Okay to Grow Up (and "Out")

You're allowed to grow out of stuff. Lots of stuff. More stuff than the general "culture" and its coven of culture-machines can bear to admit. It's a simple reality that appears to be, for so many people and in so many respects, completely veiled or terrifying to contemplate.  


You're allowed to continue maturing and changing. It is not a sign that "you just don't get it" or you're no longer "cutting edge" when things that really wowed you at 25 are wearisomely "bubble gum" to you at 50 or 60. It's called growing up. 


Children play with building blocks at three years of age and it's completely appropriate. For some unfathomable reason (that's sarcasm there) they leave the blocks behind at some point between three and, say, twelve. 


When was the last time you said to a twelve-year-old: "You've really grown stale and fuddy-duddy. Look at your little brother there with his blocks, having such a great time. You used to be like that but somewhere you lost touch. See how innovative he's being--oh, look, did you see that, who'd ever have dreamed of putting blocks together like that? But you just sit there in judgment on him, as if you think you're better or have more important things to do. The building blocks are where it's happening, it's what all the three-year-olds are into, and if you're not into it how can you possibly relate to them?" 


Nobody says anything that idiotic to a twelve-year-old. 


(For one thing, if all the twelve-year-old did was sit and play building blocks with his little brother all day, and let's throw the parents into the mix, too, spending all day doing the same, where would the three-year-old get the slightest notion from that life was ever going to be about more than that?)
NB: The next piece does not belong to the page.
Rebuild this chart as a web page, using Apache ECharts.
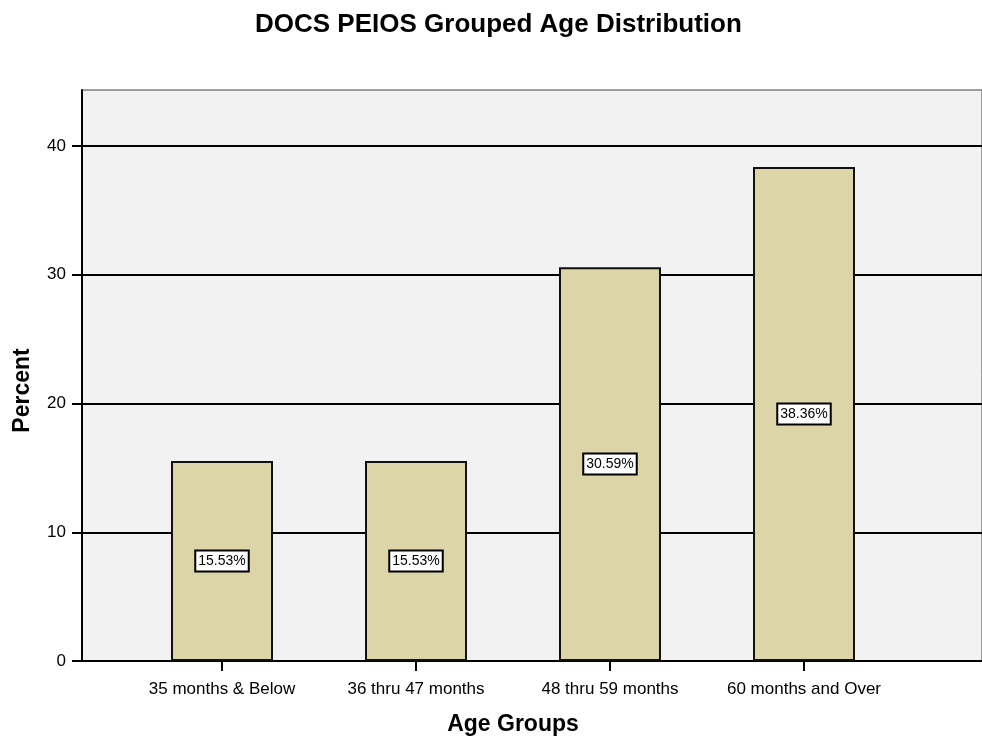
<!DOCTYPE html>
<html>
<head>
<meta charset="utf-8">
<script src="https://cdn.jsdelivr.net/npm/echarts@6/dist/echarts.min.js"></script>
<style>
  html, body { margin: 0; padding: 0; background: #ffffff; }
  #chart { width: 982px; height: 740px; }
</style>
</head>
<body>
<div id="chart"></div>
<script>
// Age group categories and their share of cases (percent)
var categories = ['35 months & Below', '36 thru 47 months', '48 thru 59 months', '60 months and Over'];
var percents = [15.53, 15.53, 30.59, 38.36];
var yTicks = [0, 10, 20, 30, 40];

var FONT = '"Liberation Sans", Arial, sans-serif';
var Y_MAX = 44.35;

var chart = echarts.init(document.getElementById('chart'), null, { renderer: 'canvas' });

chart.setOption({
  animation: false,
  backgroundColor: '#ffffff',
  title: {
    text: 'DOCS PEIOS Grouped Age Distribution',
    left: 250,
    top: 7,
    textStyle: { fontFamily: FONT, fontSize: 26, fontWeight: 'bold', color: '#000' }
  },
  grid: [
    // frame, gridlines and value axis
    { left: 82, right: 0, top: 90, bottom: 79, outerBoundsMode: 'none', containLabel: false,
      show: true, backgroundColor: '#f2f2f2', borderColor: '#444', borderWidth: 1 },
    // bars and category axis
    { left: 125, right: 81, top: 90, bottom: 79, outerBoundsMode: 'none', containLabel: false }
  ],
  xAxis: [
    {
      gridIndex: 0, type: 'value', min: 0, max: 1,
      axisLine: { show: true, onZero: false, lineStyle: { color: '#000', width: 2 } },
      axisTick: { show: false }, axisLabel: { show: false }, splitLine: { show: false }
    },
    {
      gridIndex: 1, type: 'category', data: categories,
      axisLine: { show: false },
      axisTick: { show: true, interval: 0, alignWithLabel: true, length: 10, lineStyle: { color: '#000', width: 2 } },
      axisLabel: { interval: 0, hideOverlap: false, fontFamily: FONT, fontSize: 17, color: '#000', margin: 20 },
      name: 'Age Groups', nameLocation: 'middle', nameGap: 52,
      nameTextStyle: { fontFamily: FONT, fontSize: 23, fontWeight: 'bold', color: '#000' }
    }
  ],
  yAxis: [
    {
      gridIndex: 0, type: 'value', min: 0, max: Y_MAX, interval: 10,
      axisLine: { show: true, lineStyle: { color: '#000', width: 2 } },
      axisTick: { show: true, length: 10, customValues: yTicks, lineStyle: { color: '#000', width: 2 } },
      axisLabel: {
        fontFamily: FONT, fontSize: 17, color: '#000', margin: 16,
        customValues: yTicks
      },
      splitLine: { show: true, lineStyle: { color: '#000', width: 2 } },
      name: 'Percent', nameLocation: 'middle', nameGap: 48,
      nameTextStyle: { fontFamily: FONT, fontSize: 23, fontWeight: 'bold', color: '#000', padding: [0, 30, 0, 0] }
    },
    {
      gridIndex: 1, type: 'value', min: 0, max: Y_MAX, show: false
    }
  ],
  series: [
    {
      type: 'bar',
      xAxisIndex: 1, yAxisIndex: 1,
      data: percents,
      barWidth: 102,
      itemStyle: { color: '#dbd5a7', borderColor: '#111', borderWidth: 2 },
      label: {
        show: true,
        position: 'inside',
        formatter: function (p) { return p.value.toFixed(2) + '%'; },
        fontFamily: FONT, fontSize: 14, color: '#000',
        backgroundColor: '#fff', borderColor: '#000', borderWidth: 2,
        padding: [3, 2, 2, 2]
      }
    }
  ]
});
</script>
</body>
</html>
The mysterious phenomenon is how, between the lines yet quite blaringly all the same, society seems to scream at us precisely the idiocies we'd never dream saying to a twelve-year-old. The subliminal scream is so deafening that most people think it's really their own brains talking to them. And so the Building-Block Culture reigns supreme. 
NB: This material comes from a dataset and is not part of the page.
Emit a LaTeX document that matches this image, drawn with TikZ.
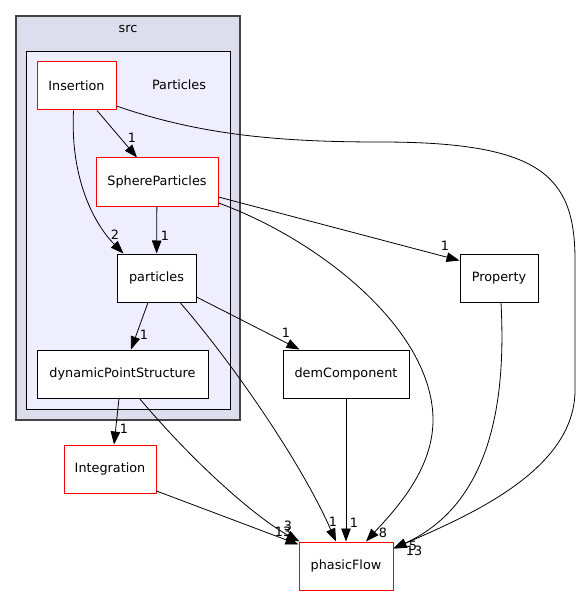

And, as ever, the mongerers of that stuntedness rake in the cash. Which is always what it's really about. That's one thing that never gets younger or older: "the love of money is the root of all kinds of evil." 


Yes, the subversive little secret is, you're allowed to keep growing up and growing out of things, and to love it. Embrace it and apologize to nobody for it. If you're the twelve-year-old, don't diss the three-year-old for his blocks, but don't for a moment tolerate being dissed for being twelve, either. It's no crime to grow out of building blocks. It's called being alive.